Beitrag von Alexander » 27.06.2010, 00:28

Liebe Sabine!

Meine Erfahrungen mit der Reha-Klinik NRZ Rosenhügel waren sehr gut (s. meinen Beitrag ganz oben).

Sonst würde ich von Österreich - Kosten hin oder her - abraten:

Was Graz betrifft, kann ich von keinen Erfahrungen berichten - weder von mir noch von anderen - und kann mir auch nicht vorstellen, dass man diese Art von OP dort sehr häufig macht.

Von der Rudolfstiftung weiß ich, dass dort ein OA tätig ist, der ein sehr guter Operateur sein soll und diese OP auch schon einige Male gemacht hat. Mit einem echten Spezialisten, der die OP jede Woche ein- oder mehrmals durchführt, lässt sich das aber natürlich nicht vergleichen. V.a. fehlt dort wohl ein "Umfeld", das auf diese Art von OP schon routinemäßig eingestellt ist.

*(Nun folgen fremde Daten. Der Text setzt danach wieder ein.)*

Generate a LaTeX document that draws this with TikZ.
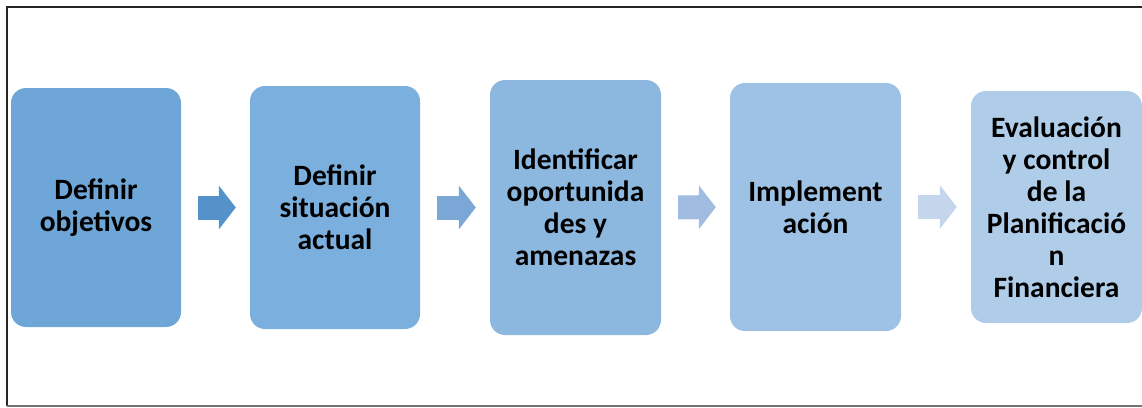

Das belegen die Erfahrungen meines im Beitrag ganz oben erwähnten "Leidensgenossen", der vom OA zwar recht gut operiert wurde (wenngleich mit zumindest vorübergehend ziemlich schwerer Facialisparese), aber nachher feststellen musste, dass die Klinik auf die bei dieser OP möglichen Komplikationen offenbar überhaupt nicht vorbereitet war, was für ihn mit 7 Wochen künstlichem Tiefschlaf (!) und zahlreichen Folgekomplikationen geendet hat (hat er zwar auch überlebt, aber heiter war das ganz und gar nicht).

Ich persönlich würde daher dringend raten, nicht die Kosten in den Vordergrund zu rücken und eine OP an einer Spezialklinik in D ernsthaft in Erwägung zu ziehen - es wird wohl selten im Leben eine Gelegenheit geben, sein Geld so sinnvoll zu investieren, oder?